Written request: Find the lines that hold the word "this" and return them.
-- START Dataset rows --
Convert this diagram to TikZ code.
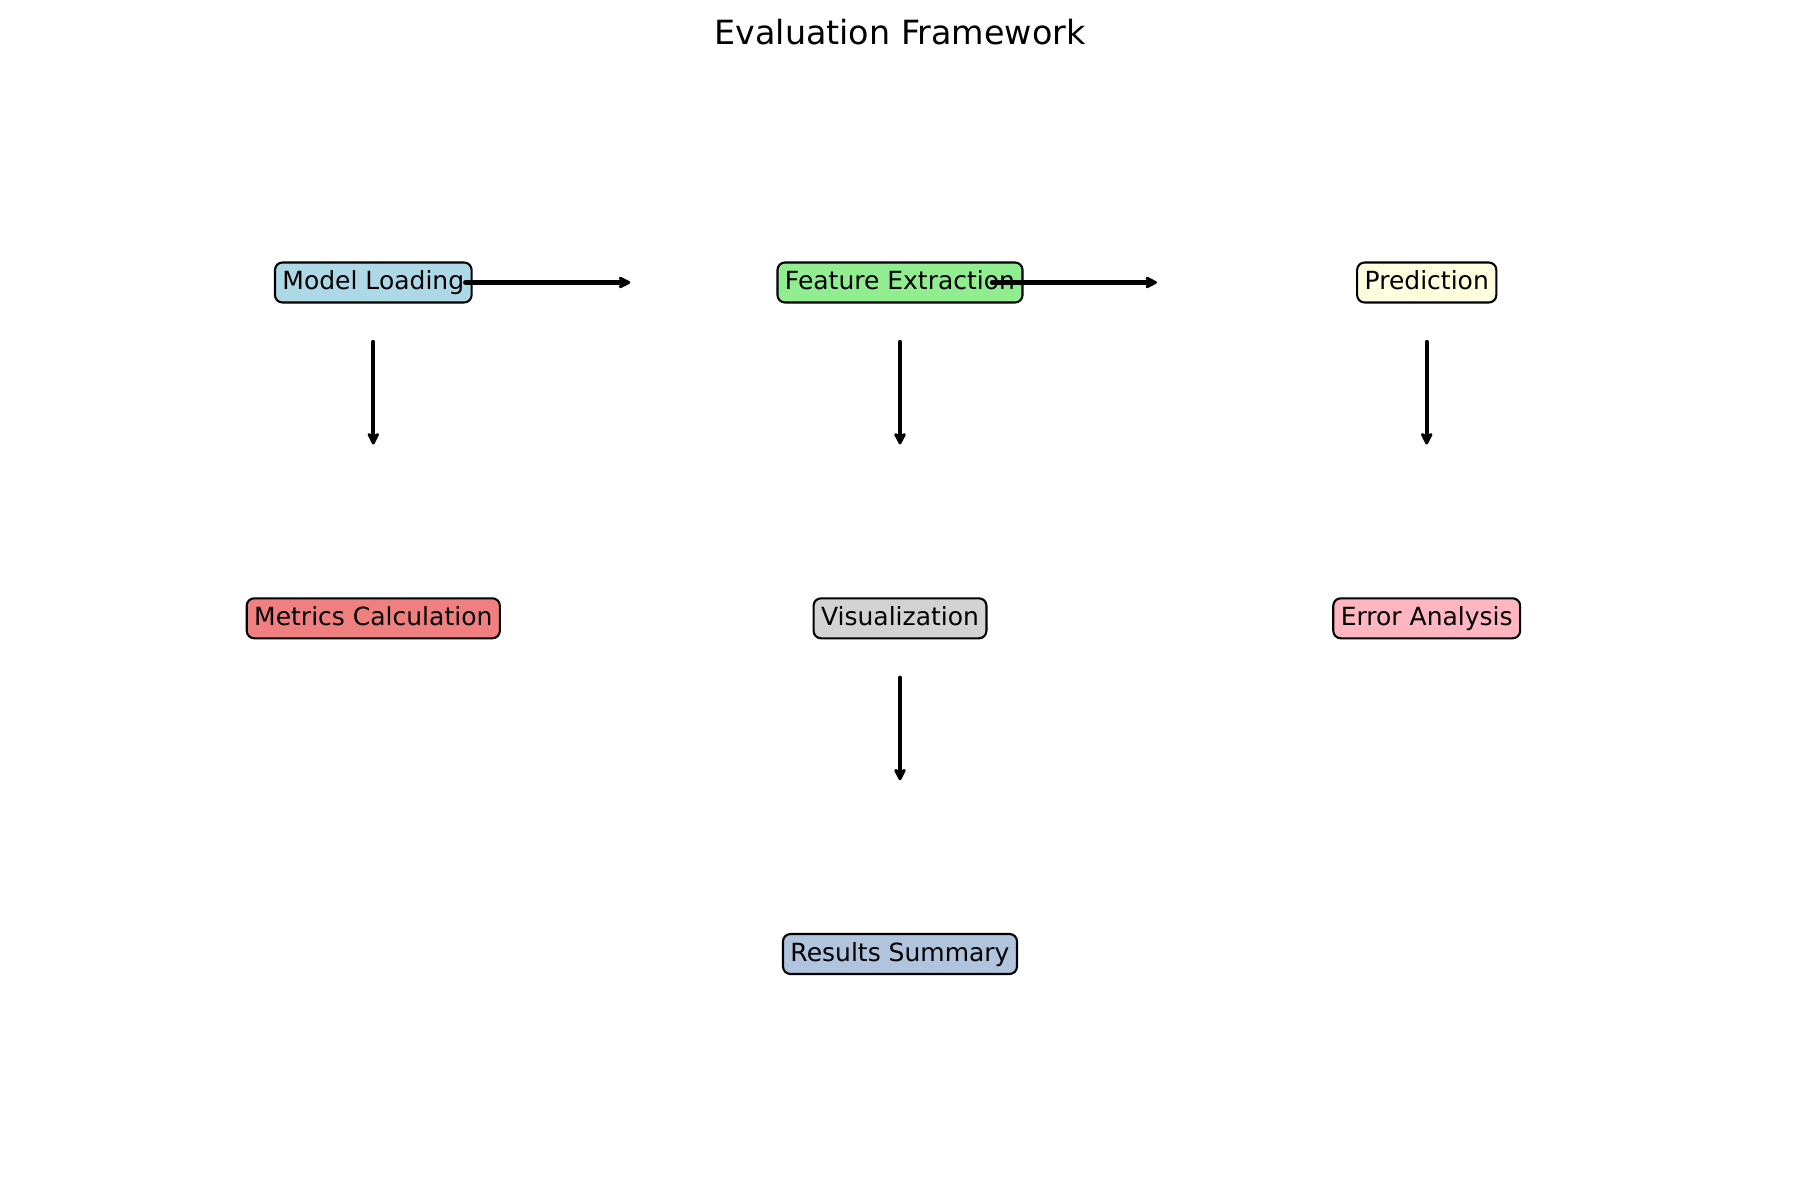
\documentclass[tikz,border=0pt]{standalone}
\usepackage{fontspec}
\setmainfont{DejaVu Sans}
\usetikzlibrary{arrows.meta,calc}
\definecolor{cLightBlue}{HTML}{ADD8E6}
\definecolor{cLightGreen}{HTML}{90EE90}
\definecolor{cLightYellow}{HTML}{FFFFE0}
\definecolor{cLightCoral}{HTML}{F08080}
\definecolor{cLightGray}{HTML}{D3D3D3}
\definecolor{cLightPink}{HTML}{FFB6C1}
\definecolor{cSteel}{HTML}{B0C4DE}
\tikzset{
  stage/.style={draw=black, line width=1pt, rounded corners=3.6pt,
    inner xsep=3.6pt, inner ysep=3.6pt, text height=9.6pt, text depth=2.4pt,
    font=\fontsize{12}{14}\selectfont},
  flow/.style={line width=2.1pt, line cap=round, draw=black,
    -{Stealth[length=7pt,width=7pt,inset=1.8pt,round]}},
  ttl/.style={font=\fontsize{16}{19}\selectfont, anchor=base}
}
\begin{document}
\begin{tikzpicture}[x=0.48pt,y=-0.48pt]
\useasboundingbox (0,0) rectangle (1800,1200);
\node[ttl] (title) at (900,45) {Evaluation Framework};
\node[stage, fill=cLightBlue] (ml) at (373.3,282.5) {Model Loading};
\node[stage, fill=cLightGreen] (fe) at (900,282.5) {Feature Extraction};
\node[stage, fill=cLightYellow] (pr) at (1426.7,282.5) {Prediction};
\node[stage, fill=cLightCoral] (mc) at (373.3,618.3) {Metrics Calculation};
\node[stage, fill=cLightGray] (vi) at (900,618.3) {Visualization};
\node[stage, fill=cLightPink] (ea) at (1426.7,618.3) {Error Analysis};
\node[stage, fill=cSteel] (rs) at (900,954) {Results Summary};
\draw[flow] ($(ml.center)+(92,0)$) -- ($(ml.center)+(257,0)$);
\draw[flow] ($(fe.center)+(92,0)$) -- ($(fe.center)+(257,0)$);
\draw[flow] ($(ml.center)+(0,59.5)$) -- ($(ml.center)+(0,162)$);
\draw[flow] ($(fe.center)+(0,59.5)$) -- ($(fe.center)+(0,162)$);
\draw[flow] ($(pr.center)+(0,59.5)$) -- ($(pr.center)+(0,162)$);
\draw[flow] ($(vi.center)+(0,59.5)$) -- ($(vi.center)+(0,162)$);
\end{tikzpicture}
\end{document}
-- END Dataset rows --
-- START Dataset rows --
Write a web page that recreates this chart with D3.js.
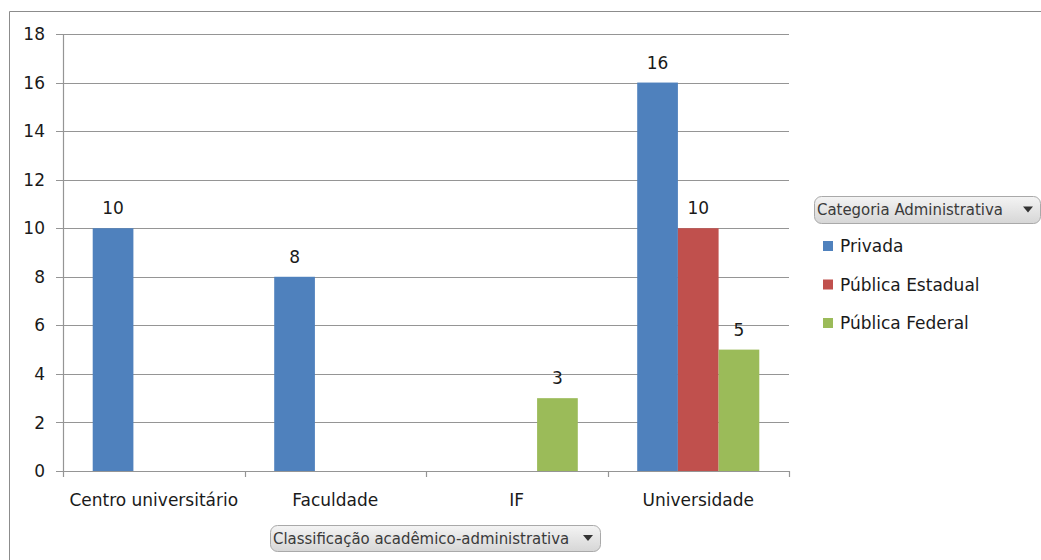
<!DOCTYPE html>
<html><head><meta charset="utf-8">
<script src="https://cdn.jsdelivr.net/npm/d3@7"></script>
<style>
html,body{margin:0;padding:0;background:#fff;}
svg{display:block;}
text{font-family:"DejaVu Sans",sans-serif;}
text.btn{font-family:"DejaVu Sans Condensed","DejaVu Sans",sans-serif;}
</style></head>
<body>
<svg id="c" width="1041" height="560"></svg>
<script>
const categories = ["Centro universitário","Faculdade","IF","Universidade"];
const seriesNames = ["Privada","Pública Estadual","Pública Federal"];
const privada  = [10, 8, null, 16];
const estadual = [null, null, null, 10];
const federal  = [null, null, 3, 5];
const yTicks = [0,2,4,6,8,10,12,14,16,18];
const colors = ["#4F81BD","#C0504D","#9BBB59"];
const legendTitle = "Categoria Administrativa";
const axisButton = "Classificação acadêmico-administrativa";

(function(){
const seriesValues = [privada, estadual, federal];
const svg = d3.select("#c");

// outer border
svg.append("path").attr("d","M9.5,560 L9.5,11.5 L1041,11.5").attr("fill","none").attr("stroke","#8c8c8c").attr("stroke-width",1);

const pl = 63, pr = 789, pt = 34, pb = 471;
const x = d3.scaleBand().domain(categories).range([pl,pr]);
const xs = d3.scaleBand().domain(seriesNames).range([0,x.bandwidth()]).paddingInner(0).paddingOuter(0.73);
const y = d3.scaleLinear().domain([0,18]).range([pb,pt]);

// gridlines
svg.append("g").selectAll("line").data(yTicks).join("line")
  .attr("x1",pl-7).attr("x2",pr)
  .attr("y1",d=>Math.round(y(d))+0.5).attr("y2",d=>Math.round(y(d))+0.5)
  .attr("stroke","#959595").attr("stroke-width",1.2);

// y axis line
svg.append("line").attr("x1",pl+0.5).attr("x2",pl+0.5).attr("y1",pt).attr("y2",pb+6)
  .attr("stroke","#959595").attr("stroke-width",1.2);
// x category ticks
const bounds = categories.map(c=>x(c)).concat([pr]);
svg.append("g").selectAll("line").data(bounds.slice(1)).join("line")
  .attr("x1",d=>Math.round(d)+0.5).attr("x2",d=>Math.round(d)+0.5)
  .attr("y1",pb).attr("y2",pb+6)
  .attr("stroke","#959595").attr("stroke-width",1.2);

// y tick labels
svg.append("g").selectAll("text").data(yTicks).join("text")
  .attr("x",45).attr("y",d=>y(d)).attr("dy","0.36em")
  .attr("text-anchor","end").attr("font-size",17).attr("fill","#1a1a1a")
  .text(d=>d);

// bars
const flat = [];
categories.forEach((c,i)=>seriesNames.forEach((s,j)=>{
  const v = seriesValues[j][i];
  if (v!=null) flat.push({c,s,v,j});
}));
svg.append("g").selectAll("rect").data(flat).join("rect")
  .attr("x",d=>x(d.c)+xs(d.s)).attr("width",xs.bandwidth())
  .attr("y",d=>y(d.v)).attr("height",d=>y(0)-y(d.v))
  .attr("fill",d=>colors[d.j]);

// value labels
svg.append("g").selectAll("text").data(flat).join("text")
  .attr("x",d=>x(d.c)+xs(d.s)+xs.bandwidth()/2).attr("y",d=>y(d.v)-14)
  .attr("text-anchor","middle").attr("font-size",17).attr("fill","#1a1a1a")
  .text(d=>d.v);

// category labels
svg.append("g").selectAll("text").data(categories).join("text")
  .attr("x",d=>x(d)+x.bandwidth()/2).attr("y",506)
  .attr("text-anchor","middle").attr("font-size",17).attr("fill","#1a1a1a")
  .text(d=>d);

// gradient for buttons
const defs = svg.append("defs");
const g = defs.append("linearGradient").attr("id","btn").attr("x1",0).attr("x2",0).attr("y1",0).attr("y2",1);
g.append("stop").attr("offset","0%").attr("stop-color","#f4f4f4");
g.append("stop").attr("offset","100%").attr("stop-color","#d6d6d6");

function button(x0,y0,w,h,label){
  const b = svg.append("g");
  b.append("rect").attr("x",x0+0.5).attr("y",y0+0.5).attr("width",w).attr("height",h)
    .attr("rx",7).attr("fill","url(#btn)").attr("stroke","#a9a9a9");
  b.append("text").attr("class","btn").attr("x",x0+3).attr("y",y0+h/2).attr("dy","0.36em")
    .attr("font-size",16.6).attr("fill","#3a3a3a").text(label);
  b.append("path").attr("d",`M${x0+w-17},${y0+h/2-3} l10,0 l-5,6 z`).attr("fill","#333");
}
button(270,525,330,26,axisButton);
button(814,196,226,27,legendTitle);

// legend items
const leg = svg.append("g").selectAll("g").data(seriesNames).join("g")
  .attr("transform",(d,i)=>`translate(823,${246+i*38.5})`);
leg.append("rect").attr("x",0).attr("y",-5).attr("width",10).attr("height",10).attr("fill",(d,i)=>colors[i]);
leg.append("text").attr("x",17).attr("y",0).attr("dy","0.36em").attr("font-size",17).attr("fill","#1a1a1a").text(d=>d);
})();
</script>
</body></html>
-- END Dataset rows --
Task answer:
Convert this diagram to TikZ code.
Write a web page that recreates this chart with D3.js.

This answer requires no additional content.